*Given exercise:* Gather all lines from the material that contain the word "this".

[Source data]
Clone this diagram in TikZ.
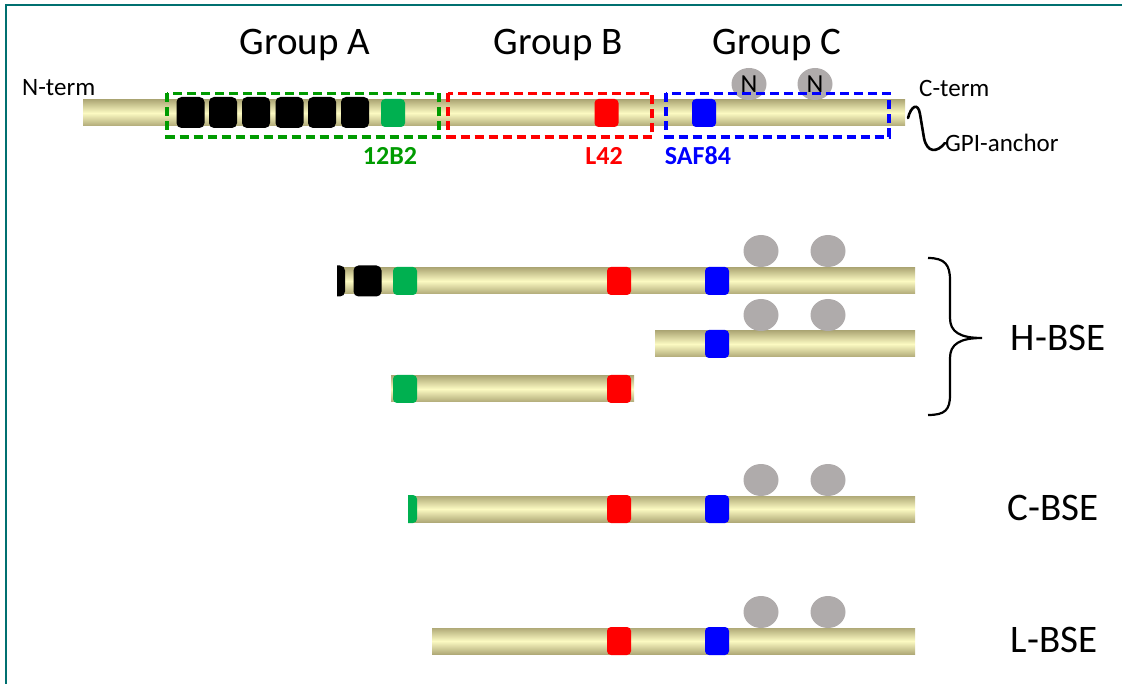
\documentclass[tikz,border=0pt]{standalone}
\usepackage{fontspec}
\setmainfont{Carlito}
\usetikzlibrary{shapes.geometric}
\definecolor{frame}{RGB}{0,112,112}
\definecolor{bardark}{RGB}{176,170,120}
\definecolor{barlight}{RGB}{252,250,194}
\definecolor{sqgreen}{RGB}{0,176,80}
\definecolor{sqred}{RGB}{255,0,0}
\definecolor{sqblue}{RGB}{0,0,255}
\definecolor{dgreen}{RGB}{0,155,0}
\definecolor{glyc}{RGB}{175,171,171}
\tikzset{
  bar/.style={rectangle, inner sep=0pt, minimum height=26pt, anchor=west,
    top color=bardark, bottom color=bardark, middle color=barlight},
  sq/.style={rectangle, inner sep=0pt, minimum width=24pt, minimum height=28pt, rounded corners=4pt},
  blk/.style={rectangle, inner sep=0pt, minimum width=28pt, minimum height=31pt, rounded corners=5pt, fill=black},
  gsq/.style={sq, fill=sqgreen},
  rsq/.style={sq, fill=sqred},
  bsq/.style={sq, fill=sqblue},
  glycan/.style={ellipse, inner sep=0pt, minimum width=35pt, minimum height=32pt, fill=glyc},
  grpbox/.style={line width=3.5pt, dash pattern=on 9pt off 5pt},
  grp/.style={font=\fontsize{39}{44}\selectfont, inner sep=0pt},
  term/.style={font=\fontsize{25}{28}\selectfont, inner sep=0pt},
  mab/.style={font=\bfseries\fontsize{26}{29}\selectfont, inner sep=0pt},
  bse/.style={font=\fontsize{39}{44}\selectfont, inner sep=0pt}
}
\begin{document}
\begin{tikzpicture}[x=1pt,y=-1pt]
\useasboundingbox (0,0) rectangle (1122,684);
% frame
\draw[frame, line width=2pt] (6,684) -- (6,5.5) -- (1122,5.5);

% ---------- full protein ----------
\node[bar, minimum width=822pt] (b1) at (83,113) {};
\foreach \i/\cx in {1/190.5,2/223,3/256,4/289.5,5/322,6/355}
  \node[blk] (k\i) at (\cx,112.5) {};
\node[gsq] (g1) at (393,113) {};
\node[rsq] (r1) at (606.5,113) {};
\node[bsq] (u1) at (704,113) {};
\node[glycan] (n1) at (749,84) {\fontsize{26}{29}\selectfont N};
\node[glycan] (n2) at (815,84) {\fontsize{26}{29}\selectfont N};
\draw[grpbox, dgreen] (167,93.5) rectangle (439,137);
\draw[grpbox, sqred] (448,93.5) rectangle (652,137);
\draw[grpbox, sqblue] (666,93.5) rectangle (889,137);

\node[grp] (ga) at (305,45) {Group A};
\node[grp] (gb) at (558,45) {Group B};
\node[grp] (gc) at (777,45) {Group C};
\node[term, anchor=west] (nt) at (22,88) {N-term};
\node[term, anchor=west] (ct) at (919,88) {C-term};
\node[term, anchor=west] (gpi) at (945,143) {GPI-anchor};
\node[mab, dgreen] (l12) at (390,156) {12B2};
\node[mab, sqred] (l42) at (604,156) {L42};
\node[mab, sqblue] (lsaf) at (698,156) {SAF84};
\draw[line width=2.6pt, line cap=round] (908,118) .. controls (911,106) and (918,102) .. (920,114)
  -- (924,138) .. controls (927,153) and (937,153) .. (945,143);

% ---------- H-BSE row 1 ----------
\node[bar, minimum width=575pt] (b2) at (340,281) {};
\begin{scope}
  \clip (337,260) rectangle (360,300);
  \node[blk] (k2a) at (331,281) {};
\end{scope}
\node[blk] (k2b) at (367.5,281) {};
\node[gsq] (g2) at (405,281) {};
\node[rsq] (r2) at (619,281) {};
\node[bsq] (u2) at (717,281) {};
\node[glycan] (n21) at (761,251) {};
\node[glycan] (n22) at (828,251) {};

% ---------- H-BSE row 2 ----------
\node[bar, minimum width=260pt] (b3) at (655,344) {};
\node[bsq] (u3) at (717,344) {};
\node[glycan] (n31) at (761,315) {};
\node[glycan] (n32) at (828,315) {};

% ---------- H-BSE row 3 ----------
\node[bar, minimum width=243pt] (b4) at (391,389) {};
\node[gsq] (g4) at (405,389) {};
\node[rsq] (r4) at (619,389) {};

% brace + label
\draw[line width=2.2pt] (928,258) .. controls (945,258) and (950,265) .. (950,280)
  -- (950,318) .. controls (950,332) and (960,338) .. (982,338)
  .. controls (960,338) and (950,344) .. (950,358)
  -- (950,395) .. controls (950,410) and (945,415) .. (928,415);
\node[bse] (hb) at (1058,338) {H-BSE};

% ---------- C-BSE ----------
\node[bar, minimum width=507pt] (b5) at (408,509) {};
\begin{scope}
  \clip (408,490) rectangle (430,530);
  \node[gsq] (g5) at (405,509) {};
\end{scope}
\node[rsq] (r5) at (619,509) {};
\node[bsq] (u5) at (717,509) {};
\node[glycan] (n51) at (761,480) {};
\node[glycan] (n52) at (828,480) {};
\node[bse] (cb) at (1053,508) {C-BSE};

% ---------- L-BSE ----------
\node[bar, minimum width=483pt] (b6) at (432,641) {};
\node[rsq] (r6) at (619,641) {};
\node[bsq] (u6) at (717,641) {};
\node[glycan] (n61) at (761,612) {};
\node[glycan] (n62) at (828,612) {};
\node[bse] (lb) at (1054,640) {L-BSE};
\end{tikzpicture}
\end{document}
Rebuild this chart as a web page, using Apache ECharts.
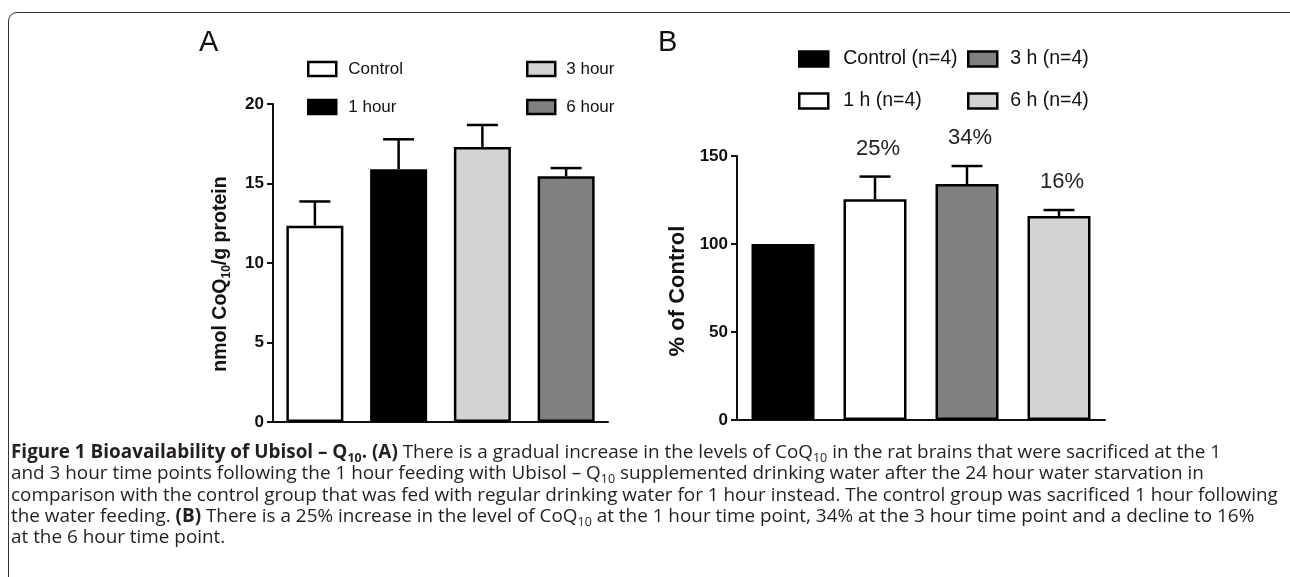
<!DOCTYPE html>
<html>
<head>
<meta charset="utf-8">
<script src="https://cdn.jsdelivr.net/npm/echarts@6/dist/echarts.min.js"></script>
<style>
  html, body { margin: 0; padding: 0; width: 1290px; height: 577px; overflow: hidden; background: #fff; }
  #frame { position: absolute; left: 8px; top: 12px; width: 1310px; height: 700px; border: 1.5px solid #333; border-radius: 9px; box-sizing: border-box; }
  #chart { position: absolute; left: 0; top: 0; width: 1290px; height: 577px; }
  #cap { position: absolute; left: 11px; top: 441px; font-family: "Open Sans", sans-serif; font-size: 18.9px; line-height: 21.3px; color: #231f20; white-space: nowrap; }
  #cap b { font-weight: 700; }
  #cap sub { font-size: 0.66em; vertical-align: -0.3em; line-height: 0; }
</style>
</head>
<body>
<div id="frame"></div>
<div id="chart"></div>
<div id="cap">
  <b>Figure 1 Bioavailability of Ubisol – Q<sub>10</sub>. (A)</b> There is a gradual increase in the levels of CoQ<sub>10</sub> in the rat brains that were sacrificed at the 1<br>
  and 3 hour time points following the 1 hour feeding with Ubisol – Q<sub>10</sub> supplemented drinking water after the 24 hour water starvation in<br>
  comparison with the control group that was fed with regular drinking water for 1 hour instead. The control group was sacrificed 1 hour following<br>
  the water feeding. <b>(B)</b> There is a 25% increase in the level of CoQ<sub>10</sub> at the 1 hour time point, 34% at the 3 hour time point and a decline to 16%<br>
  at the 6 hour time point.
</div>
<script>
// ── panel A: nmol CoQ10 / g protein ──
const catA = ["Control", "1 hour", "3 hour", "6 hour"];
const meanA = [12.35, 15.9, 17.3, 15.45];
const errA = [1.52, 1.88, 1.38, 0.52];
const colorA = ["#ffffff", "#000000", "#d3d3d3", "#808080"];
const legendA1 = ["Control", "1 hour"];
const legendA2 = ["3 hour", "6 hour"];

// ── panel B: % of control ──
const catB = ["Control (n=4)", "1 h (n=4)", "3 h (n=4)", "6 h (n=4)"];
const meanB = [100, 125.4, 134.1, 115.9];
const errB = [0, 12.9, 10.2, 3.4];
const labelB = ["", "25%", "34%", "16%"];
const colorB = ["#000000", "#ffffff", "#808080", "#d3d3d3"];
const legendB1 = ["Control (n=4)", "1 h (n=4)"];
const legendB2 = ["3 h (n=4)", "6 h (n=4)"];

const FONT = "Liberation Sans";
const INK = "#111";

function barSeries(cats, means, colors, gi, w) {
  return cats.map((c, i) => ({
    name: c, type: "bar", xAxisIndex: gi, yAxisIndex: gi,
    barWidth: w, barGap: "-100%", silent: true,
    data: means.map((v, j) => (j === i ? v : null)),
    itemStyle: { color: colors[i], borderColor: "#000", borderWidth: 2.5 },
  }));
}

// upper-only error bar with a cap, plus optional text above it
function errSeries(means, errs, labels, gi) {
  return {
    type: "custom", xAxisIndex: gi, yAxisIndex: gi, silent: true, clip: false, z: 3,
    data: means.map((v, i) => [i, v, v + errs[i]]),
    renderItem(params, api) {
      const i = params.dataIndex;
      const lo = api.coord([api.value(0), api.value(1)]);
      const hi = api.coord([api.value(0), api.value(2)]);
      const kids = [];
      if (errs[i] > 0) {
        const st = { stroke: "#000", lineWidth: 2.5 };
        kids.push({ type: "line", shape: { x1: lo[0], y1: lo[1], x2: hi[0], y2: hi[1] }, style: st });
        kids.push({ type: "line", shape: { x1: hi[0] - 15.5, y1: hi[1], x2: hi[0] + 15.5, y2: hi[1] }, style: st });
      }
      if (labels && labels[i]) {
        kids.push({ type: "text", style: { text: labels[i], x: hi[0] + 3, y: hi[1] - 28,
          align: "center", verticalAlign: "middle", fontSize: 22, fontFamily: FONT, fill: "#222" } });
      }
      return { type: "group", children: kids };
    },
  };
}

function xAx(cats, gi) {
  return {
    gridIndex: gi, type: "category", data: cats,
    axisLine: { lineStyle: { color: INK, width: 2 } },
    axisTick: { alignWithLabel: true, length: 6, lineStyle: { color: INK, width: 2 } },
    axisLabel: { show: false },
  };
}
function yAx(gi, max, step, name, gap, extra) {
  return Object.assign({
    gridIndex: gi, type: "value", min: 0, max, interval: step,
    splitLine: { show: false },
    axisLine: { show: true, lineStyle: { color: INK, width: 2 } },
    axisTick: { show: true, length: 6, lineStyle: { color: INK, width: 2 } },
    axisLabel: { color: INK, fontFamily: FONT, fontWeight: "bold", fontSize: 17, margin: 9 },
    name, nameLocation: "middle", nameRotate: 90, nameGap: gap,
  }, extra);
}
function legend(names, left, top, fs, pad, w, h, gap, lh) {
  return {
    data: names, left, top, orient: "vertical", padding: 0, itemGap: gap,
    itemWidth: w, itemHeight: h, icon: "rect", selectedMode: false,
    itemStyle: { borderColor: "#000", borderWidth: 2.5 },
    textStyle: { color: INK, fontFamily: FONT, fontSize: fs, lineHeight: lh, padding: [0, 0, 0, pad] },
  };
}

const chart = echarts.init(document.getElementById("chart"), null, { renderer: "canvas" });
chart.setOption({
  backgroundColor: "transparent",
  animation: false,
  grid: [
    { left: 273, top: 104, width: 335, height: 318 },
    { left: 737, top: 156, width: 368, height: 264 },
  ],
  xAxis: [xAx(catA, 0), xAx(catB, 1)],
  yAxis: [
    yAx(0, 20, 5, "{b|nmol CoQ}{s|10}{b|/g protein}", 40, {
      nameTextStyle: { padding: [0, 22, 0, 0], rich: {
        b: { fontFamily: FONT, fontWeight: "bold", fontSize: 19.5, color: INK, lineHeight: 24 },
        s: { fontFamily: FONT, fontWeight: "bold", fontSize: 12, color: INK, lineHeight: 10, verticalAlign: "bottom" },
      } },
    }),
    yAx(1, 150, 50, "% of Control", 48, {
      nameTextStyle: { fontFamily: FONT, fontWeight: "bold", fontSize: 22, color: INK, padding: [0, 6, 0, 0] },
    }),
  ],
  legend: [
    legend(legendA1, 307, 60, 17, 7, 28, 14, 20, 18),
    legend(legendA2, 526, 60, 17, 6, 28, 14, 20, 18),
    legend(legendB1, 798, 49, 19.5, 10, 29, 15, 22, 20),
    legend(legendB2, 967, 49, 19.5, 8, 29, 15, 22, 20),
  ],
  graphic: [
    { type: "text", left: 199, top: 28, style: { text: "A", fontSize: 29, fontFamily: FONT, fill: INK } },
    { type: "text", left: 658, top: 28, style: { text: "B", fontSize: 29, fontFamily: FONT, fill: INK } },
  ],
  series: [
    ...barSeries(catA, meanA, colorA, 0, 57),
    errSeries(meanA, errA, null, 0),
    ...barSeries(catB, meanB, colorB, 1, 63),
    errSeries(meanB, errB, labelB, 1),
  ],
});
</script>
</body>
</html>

*Output:*
Clone this diagram in TikZ.
Rebuild this chart as a web page, using Apache ECharts.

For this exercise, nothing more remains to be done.